-------- INFORMATION PROVIDED

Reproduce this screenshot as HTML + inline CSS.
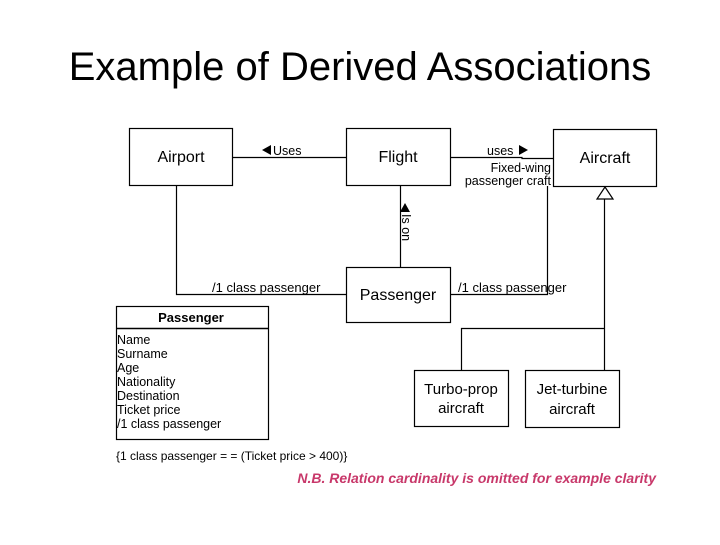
<!DOCTYPE html>
<html><head><style>
body{margin:0;background:#fff;}
svg text{font-family:"Liberation Sans",Arial,sans-serif;}
</style></head><body>
<svg width="720" height="540" xmlns="http://www.w3.org/2000/svg">
<rect width="720" height="540" fill="#fff"/>
<text x="360" y="80" font-size="40" text-anchor="middle" fill="#000">Example of Derived Associations</text>
<g fill="none" stroke="#000" stroke-width="1.2">
<rect x="129.5" y="128.5" width="103" height="57"/>
<rect x="346.5" y="128.5" width="104" height="57"/>
<rect x="553.5" y="129.5" width="103" height="57"/>
<rect x="346.5" y="267.5" width="104" height="55"/>
<rect x="414.5" y="370.5" width="94" height="56"/>
<rect x="525.5" y="370.5" width="94" height="57"/>
<rect x="116.5" y="306.5" width="152" height="133"/>
<line x1="116" y1="328.5" x2="268" y2="328.5" stroke-width="1.5"/>
<line x1="232" y1="157.5" x2="346" y2="157.5"/>
<polyline points="450,157.5 522,157.5 522,158.5 553,158.5"/>
<line x1="400.5" y1="185" x2="400.5" y2="267"/>
<polyline points="176.5,185 176.5,294.5 346,294.5"/>
<polyline points="450,294.5 547.5,294.5 547.5,186"/>
<polygon points="605,187 597,199 613,199"/>
<polyline points="604.5,199 604.5,370"/>
<polyline points="461.5,370 461.5,328.5 604.5,328.5"/>
</g>
<g font-size="16" text-anchor="middle" fill="#000">
<text x="181" y="162">Airport</text>
<text x="398" y="162">Flight</text>
<text x="605" y="163">Aircraft</text>
<text x="398" y="300">Passenger</text>
<text x="461" y="394" font-size="15">Turbo-prop</text>
<text x="461" y="413" font-size="15">aircraft</text>
<text x="572" y="394" font-size="15">Jet-turbine</text>
<text x="572" y="414" font-size="15">aircraft</text>
</g>
<g font-size="12.5" fill="#000">
<polygon points="262,150 271,145 271,155"/>
<text x="273" y="155">Uses</text>
<text x="487" y="155">uses</text>
<polygon points="519,145 528,150 519,155"/>
<text x="551" y="172" text-anchor="end">Fixed-wing</text>
<text x="551" y="185" text-anchor="end">passenger craft</text>
<polygon points="405,203 400,212 410,212"/>
<text transform="translate(402,214) rotate(90)">Is on</text>
<text x="212" y="292" font-size="13">/1 class passenger</text>
<text x="458" y="292" font-size="13">/1 class passenger</text>
<text x="191" y="322" font-weight="bold" font-size="13" text-anchor="middle">Passenger</text>
<text x="117" y="344">Name</text>
<text x="117" y="358">Surname</text>
<text x="117" y="372">Age</text>
<text x="117" y="386">Nationality</text>
<text x="117" y="400">Destination</text>
<text x="117" y="414">Ticket price</text>
<text x="117" y="428">/1 class passenger</text>
<text x="116" y="460" font-size="12">{1 class passenger = = (Ticket price &gt; 400)}</text>
</g>
<text x="656" y="483" font-size="14" font-weight="bold" font-style="italic" fill="#c8386a" text-anchor="end">N.B. Relation cardinality is omitted for example clarity</text>
</svg>
</body></html>
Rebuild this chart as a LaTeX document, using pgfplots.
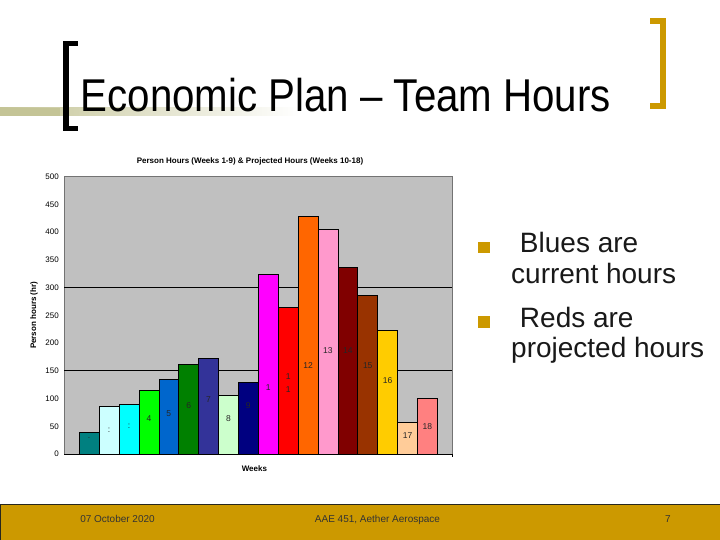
\documentclass[border=0pt]{standalone}
\usepackage{graphicx}
\usepackage{pgfplots}
\pgfplotsset{compat=1.18}
\usepackage{fontspec}
\setmainfont{Liberation Sans}

\definecolor{gold}{RGB}{204,153,0}
\definecolor{olive}{RGB}{196,196,150}
\definecolor{plotbg}{RGB}{192,192,192}

\definecolor{c1}{HTML}{008080}
\definecolor{c2}{HTML}{CCFFFF}
\definecolor{c3}{HTML}{00FFFF}
\definecolor{c4}{HTML}{00FF00}
\definecolor{c5}{HTML}{0066CC}
\definecolor{c6}{HTML}{008000}
\definecolor{c7}{HTML}{333399}
\definecolor{c8}{HTML}{CCFFCC}
\definecolor{c9}{HTML}{000080}
\definecolor{c10}{HTML}{FF00FF}
\definecolor{c11}{HTML}{FF0000}
\definecolor{c12}{HTML}{FF6600}
\definecolor{c13}{HTML}{FF99CC}
\definecolor{c14}{HTML}{800000}
\definecolor{c15}{HTML}{993300}
\definecolor{c16}{HTML}{FFCC00}
\definecolor{c17}{HTML}{FFCC99}
\definecolor{c18}{HTML}{FF8080}

% labels written inside the bars (position, text)
\pgfplotstableread{
x    y     lab
1    28    .
2    43    :
3    50    :
4    64    4
5    73    5
6    87    6
7    99    7
8    64    8
9    87    9
10   120   1
11   139   1
11   117   1
12   159   12
13   187   13
14   187   14
15   159   15
16   132   16
17   34    17
18   50    18
}\barlabels

\newcommand{\weekbar}[3]{\addplot[ybar, bar width=1, bar shift=0pt, fill=#1, draw=black, line width=0.6pt] coordinates {(#2,#3)};}

\begin{document}
\begin{tikzpicture}[x=1bp,y=1bp]
\path[use as bounding box] (0,0) rectangle (720,540);
\fill[white] (0,0) rectangle (720,540);

% header band and brackets
\shade[left color=olive, right color=white] (0,424) rectangle (300,432);
\fill[olive] (0,424) rectangle (60,432);
\fill[black] (63,408.5) rectangle (69.3,499);
\fill[black] (63,493.5) rectangle (78,499);
\fill[black] (63,408.5) rectangle (78,413.5);
\fill[gold] (660,431) rectangle (666,522);
\fill[gold] (650,516) rectangle (666,522);
\fill[gold] (650,431) rectangle (666,437);
\node[anchor=base west, inner sep=0pt, font=\fontsize{46bp}{50bp}\selectfont] at (80.5,428) {\scalebox{0.875}[1]{Economic Plan – Team Hours}};

% bullets
\fill[gold] (478.3,286.7) rectangle (490,298.3);
\fill[gold] (478.3,212.3) rectangle (490,224);
\begin{scope}[every node/.style={anchor=base west, inner sep=0pt, font=\fontsize{28bp}{32bp}\selectfont, text=black!90}]
\node at (512,287) {\ Blues are};
\node at (511,256) {current hours};
\node at (512,212) {\ Reds are};
\node at (511,182) {projected hours};
\end{scope}

% footer
\fill[gold] (0,0) rectangle (720,36);
\draw[black!80!olive, line width=0.8pt] (0.4,0) -- (0.4,36) -- (720,36);
\begin{scope}[every node/.style={anchor=base, inner sep=0pt, font=\fontsize{10bp}{12bp}\selectfont, text=black!80}]
\node at (117.5,17) {07 October 2020};
\node at (377.5,17) {AAE 451, Aether Aerospace};
\node at (668,17) {7};
\end{scope}

% chart
\node[font=\fontsize{8bp}{9bp}\selectfont\bfseries] at (250,379) {Person Hours (Weeks 1-9) \& Projected Hours (Weeks 10-18)};
\begin{axis}[
  at={(64.3bp,86bp)}, anchor=south west,
  width=388bp, height=277.3bp, scale only axis,
  xmin=-0.25, xmax=19.25, ymin=0, ymax=500,
  xtick=\empty,
  ytick={0,50,...,500},
  major tick length=0pt,
  extra y ticks={150,300},
  extra y tick labels={},
  extra y tick style={grid=major, major grid style={black, line width=0.7pt}},
  axis background/.style={fill=plotbg},
  axis line style={draw=black!55, line width=0.6pt},
  tick label style={font=\fontsize{8bp}{9bp}\selectfont},
  /pgf/number format/assume math mode=true,
  yticklabel style={xshift=-2bp},
  ylabel={Person hours (hr)},
  ylabel style={font=\fontsize{8bp}{9bp}\selectfont\bfseries, at={(rel axis cs:-0.078,0.5)}, anchor=center},
  xlabel={Weeks},
  xlabel style={font=\fontsize{8bp}{9bp}\selectfont\bfseries, at={(rel axis cs:0.49,0)}, yshift=-8bp, anchor=north},
  clip=false,
]
\weekbar{c1}{1}{39}
\weekbar{c2}{2}{86.5}
\weekbar{c3}{3}{89.5}
\weekbar{c4}{4}{114}
\weekbar{c5}{5}{135}
\weekbar{c6}{6}{162}
\weekbar{c7}{7}{172.5}
\weekbar{c8}{8}{106}
\weekbar{c9}{9}{130}
\weekbar{c10}{10}{324}
\weekbar{c11}{11}{264.5}
\weekbar{c12}{12}{428.5}
\weekbar{c13}{13}{405}
\weekbar{c14}{14}{336.5}
\weekbar{c15}{15}{286}
\weekbar{c16}{16}{223.5}
\weekbar{c17}{17}{57}
\weekbar{c18}{18}{100}
\addplot[draw=none, nodes near coords, point meta=explicit symbolic,
  nodes near coords align={center},
  every node near coord/.append style={font=\fontsize{8.5bp}{9bp}\selectfont, text=black!85}]
  table[x=x, y=y, meta=lab] {\barlabels};
\draw[black, line width=0.9pt] (rel axis cs:0,0) -- (rel axis cs:1,0) -- ([yshift=-3bp]rel axis cs:1,0);
\end{axis}
\end{tikzpicture}
\end{document}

----------------

Look above for lines with the word "this" and copy them all.

Reproduce this screenshot as HTML + inline CSS.
Rebuild this chart as a LaTeX document, using pgfplots.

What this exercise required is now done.